**Task details**
In the listing that follows, retype every line from the first through the one containing "import * as". Pictures are to be left out.
---
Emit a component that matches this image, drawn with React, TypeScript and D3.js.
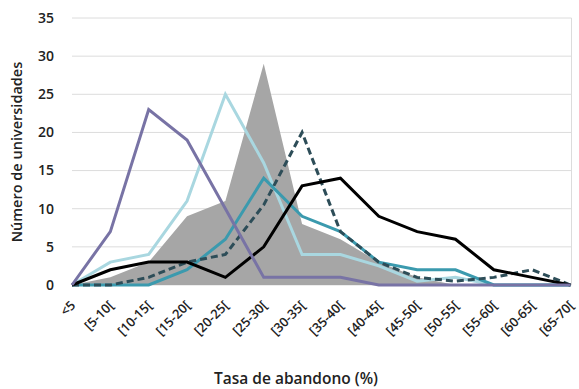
import React from "react";
import * as d3 from "d3";

const categories = ["<5", "[5-10[", "[10-15[", "[15-20[", "[20-25[", "[25-30[", "[30-35[", "[35-40[", "[40-45[", "[45-50[", "[50-55[", "[55-60[", "[60-65[", "[65-70["];
const areaSeries = [0, 1, 3, 9, 11, 29, 8, 6, 3, 1, 0, 0, 0, 0];
const purpleSeries = [0, 7, 23, 19, 10, 1, 1, 1, 0, 0, 0, 0, 0, 0];
const lightBlueSeries = [0, 3, 4, 11, 25, 16, 4, 4, 2.5, 0.5, 1, 0, 0, 0];
const tealSeries = [0, 0, 0, 2, 6, 14, 9, 7, 3, 2, 2, 0, 0, 0];
const dashedSeries = [0, 0, 1, 3, 4, 10.5, 20, 7, 3, 1, 0.5, 1, 2, 0];
const blackSeries = [0, 2, 3, 3, 1, 5, 13, 14, 9, 7, 6, 2, 1, 0];
const yTicks = [0, 5, 10, 15, 20, 25, 30, 35];

const W = 579, H = 389;
const left = 72, right = 570.5, top = 18, bottom = 285;
const FONT = "'Open Sans', 'DejaVu Sans', sans-serif";

export default function App() {
  const x = d3.scalePoint<string>().domain(categories).range([left, right]);
  const y = d3.scaleLinear().domain([0, 35]).range([bottom, top]);
  const line = d3.line<number>().x((_, i) => x(categories[i])!).y((d) => y(d));
  const area = d3.area<number>().x((_, i) => x(categories[i])!).y0(y(0)).y1((d) => y(d));

  const lines = [
    { data: lightBlueSeries, color: "#a9d7e0", dash: undefined },
    { data: tealSeries, color: "#3b9aae", dash: undefined },
    { data: dashedSeries, color: "#2d4d58", dash: "7 4" },
    { data: blackSeries, color: "#000000", dash: undefined },
    { data: purpleSeries, color: "#7873a5", dash: undefined },
  ];

  return (
    <svg width={W} height={H} style={{ position: "absolute", left: 0, top: 0, background: "#fff" }} fontFamily={FONT}>
      {yTicks.map((t) => (
        <g key={t}>
          <line x1={left} x2={right + 1} y1={y(t)} y2={y(t)} stroke="#dcdcdc" strokeWidth={1} />
          <text x={54} y={y(t)} dy="0.35em" textAnchor="end" fontSize={14} fontWeight={600} fill="#222">{t}</text>
        </g>
      ))}
      <line x1={right + 1} x2={right + 1} y1={top} y2={bottom} stroke="#dcdcdc" strokeWidth={1} />
      <path d={area(areaSeries)!} fill="#a6a6a6" />
      {lines.map((l, i) => (
        <path key={i} d={line(l.data)!} fill="none" stroke={l.color} strokeWidth={3} strokeDasharray={l.dash} strokeLinejoin="miter" />
      ))}
      {categories.map((c) => (
        <text key={c} transform={`translate(${x(c)! + 1},${303}) rotate(-45)`} textAnchor="end" dy="0.35em" fontSize={13} fontWeight={600} fill="#222">{c}</text>
      ))}
      <text transform={`translate(22,152) rotate(-90)`} textAnchor="middle" fontSize={14.5} fontWeight={600} fill="#222">Número de universidades</text>
      <text x={296} y={384} textAnchor="middle" fontSize={15.5} fontWeight={600} fill="#222">Tasa de abandono (%)</text>
    </svg>
  );
}
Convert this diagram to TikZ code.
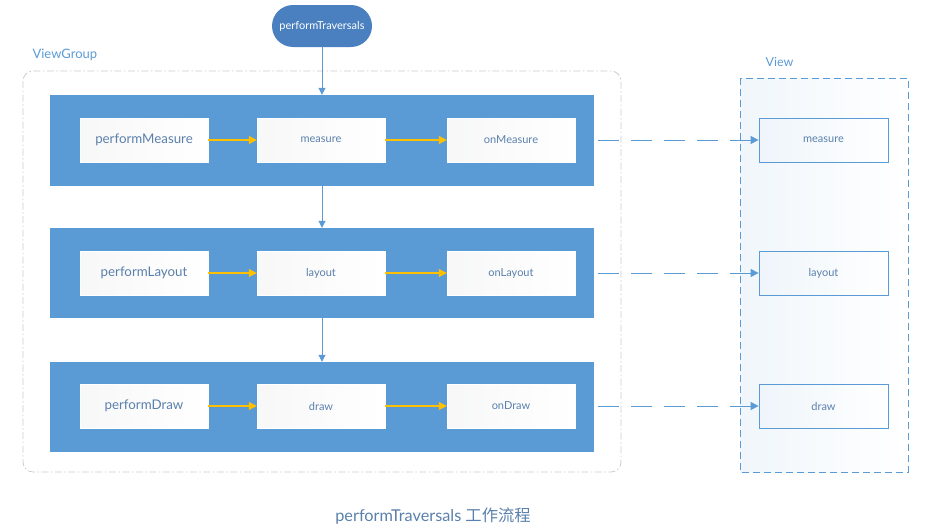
\documentclass[tikz,border=0pt]{standalone}
\usepackage{fontspec}
\setmainfont{Lato}
\newfontfamily\cjk{Noto Sans CJK SC}
\usepackage{tikz}
\usetikzlibrary{calc, positioning, arrows.meta}

\definecolor{panelblue}{HTML}{5B9BD5}
\definecolor{pillblue}{HTML}{4A80BF}
\definecolor{textblue}{HTML}{5A80AC}
\definecolor{flowyellow}{HTML}{FFC000}
\definecolor{groupgray}{HTML}{C8CCD2}

\begin{document}
\begin{tikzpicture}[x=1pt, y=-1pt,
  panel/.style={fill=panelblue, draw=none},
  callbox/.style={draw=white, left color=panelblue!6!gray!6, right color=white,
    minimum width=128pt, minimum height=44pt, text=textblue, inner sep=0pt},
  viewbox/.style={draw=panelblue, line width=0.8pt, left color=panelblue!10, right color=white,
    minimum width=129pt, minimum height=44pt, text=textblue, font=\fontsize{11}{13}\selectfont, inner sep=0pt},
  downarrow/.style={draw=panelblue, line width=1pt, -{Triangle[length=7pt,width=7pt]}},
  callarrow/.style={draw=flowyellow, line width=1.1pt, -{Triangle[length=8pt,width=8pt]}},
  viewarrow/.style={draw=panelblue, line width=1pt, dash pattern=on 21pt off 12pt, dash phase=30pt,
    -{Triangle[length=8pt,width=8pt]}}]

  \useasboundingbox (0,0) rectangle (926,530);

  % containers
  \draw[groupgray, line width=0.8pt, dash pattern=on 7pt off 2.5pt on 1.5pt off 2.5pt, rounded corners=10pt]
    (23,71) rectangle (621,472);
  \node[anchor=west, text=panelblue, font=\fontsize{13}{15}\selectfont] (vglabel) at (29,55) {ViewGroup};

  \draw[panelblue, line width=0.9pt, dash pattern=on 7pt off 4pt, left color=panelblue!9, right color=white]
    (740,78) rectangle (908,472);
  \node[anchor=west, text=panelblue, font=\fontsize{12.5}{15}\selectfont] (vlabel) at (762,62) {View};

  \node[fill=pillblue, rounded corners=21pt, minimum width=100pt, minimum height=42pt,
    text=white, font=\fontsize{11}{13}\selectfont, inner sep=0pt] (traversals) at (322,26) {performTraversals};

  % rows
  \node[panel, minimum width=544pt, minimum height=91pt, inner sep=0pt] (measurerow) at (322,140.5) {};
  \node[panel, minimum width=544pt, minimum height=90pt, inner sep=0pt] (layoutrow) at (322,273) {};
  \node[panel, minimum width=544pt, minimum height=90pt, inner sep=0pt] (drawrow) at (322,407) {};

  \node[callbox, font=\fontsize{13.3}{15}\selectfont] (pmeasure) at (144,140) {performMeasure};
  \node[callbox, font=\fontsize{11}{13}\selectfont] (measurecall) at (321,140) {measure};
  \node[callbox, font=\fontsize{11}{13}\selectfont] (onmeasure) at (511,140) {onMeasure};

  \node[callbox, font=\fontsize{13.3}{15}\selectfont] (playout) at (144,273) {performLayout};
  \node[callbox, font=\fontsize{11}{13}\selectfont] (layoutcall) at (321,273) {layout};
  \node[callbox, font=\fontsize{11}{13}\selectfont] (onlayout) at (511,273) {onLayout};

  \node[callbox, font=\fontsize{13.3}{15}\selectfont] (pdraw) at (144,406) {performDraw};
  \node[callbox, font=\fontsize{11}{13}\selectfont] (drawcall) at (321,406) {draw};
  \node[callbox, font=\fontsize{11}{13}\selectfont] (ondraw) at (511,406) {onDraw};

  \node[viewbox] (vmeasure) at (823.5,140) {measure};
  \node[viewbox] (vlayout) at (823.5,273) {layout};
  \node[viewbox] (vdraw) at (823.5,406) {draw};

  \coordinate (measureout) at ($(measurerow.east |- onmeasure) + (1,0)$);
  \coordinate (layoutout) at ($(layoutrow.east |- onlayout) + (1,0)$);
  \coordinate (drawout) at ($(drawrow.east |- ondraw) + (1,0)$);

  % arrows
  \draw[downarrow] (traversals) -- (measurerow);
  \draw[downarrow] (measurerow) -- (layoutrow);
  \draw[downarrow] (layoutrow) -- (drawrow);

  \draw[callarrow] (pmeasure) -- (measurecall);
  \draw[callarrow] (measurecall) -- (onmeasure);
  \draw[callarrow] (playout) -- (layoutcall);
  \draw[callarrow] (layoutcall) -- (onlayout);
  \draw[callarrow] (pdraw) -- (drawcall);
  \draw[callarrow] (drawcall) -- (ondraw);

  \draw[viewarrow] (measureout) -- (vmeasure.west);
  \draw[viewarrow] (layoutout) -- (vlayout.west);
  \draw[viewarrow] (drawout) -- (vdraw.west);

  \node[text=textblue, font=\fontsize{16.3}{19}\selectfont] (caption) at (433,516)
    {performTraversals {\cjk 工作流程}};
\end{tikzpicture}
\end{document}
---
**Answer to the exercise**
Emit a component that matches this image, drawn with React, TypeScript and D3.js.
import React from "react";
import * as d3 from "d3";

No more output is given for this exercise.